I found a couple of great Web sites this week...with great products.

Some of you more experienced folks may already know about them...but in case you don't...here they are:

For some good packaging...great prices, IMHO.
www.sks-bottle.com

And for all things gift baskets
www.burtonandburton.com

I signed up and got a fabulous stack of catalogs in the mail.....they are really reasonably priced.
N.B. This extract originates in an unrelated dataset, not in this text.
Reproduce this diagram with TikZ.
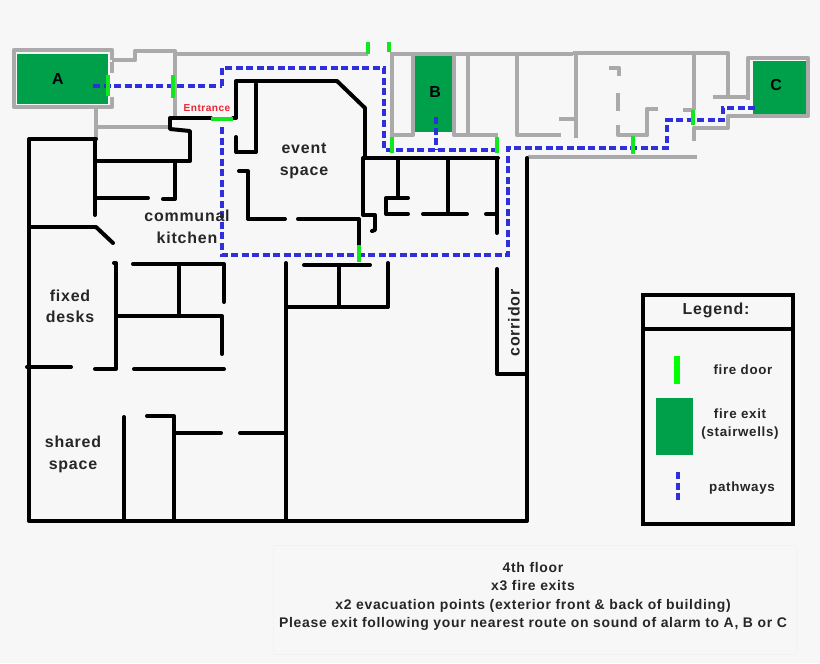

You have to have a tax id number, though to access their site and purchase from them.


----------



## beachgurl (Sep 12, 2008)

SKS ROCKS !!!  I ordered my stuff late saturday night and it arrived Wednesday.  Their customer service is top notch as well; I called about my lip tins because I needed to know the inside diameter and bam .. they had it .. I also needed to know the diameter of my 8 oz Tuscany jars and was able to order excellent labels.  Great company .. I will def. be a repeat customer (plus shipping is reasonably priced).


----------



## Tabitha (Sep 12, 2008)

I get 1/2 my bottles & jars from SKS & the other 1/2 from bayousome.com .

I will have to look at the 2nd site a bit better, maybe later tonight. Thanks for sharing!


----------



## SweetBody (Sep 14, 2008)

Yeah, agreed ^^ 
I do love SKS


----------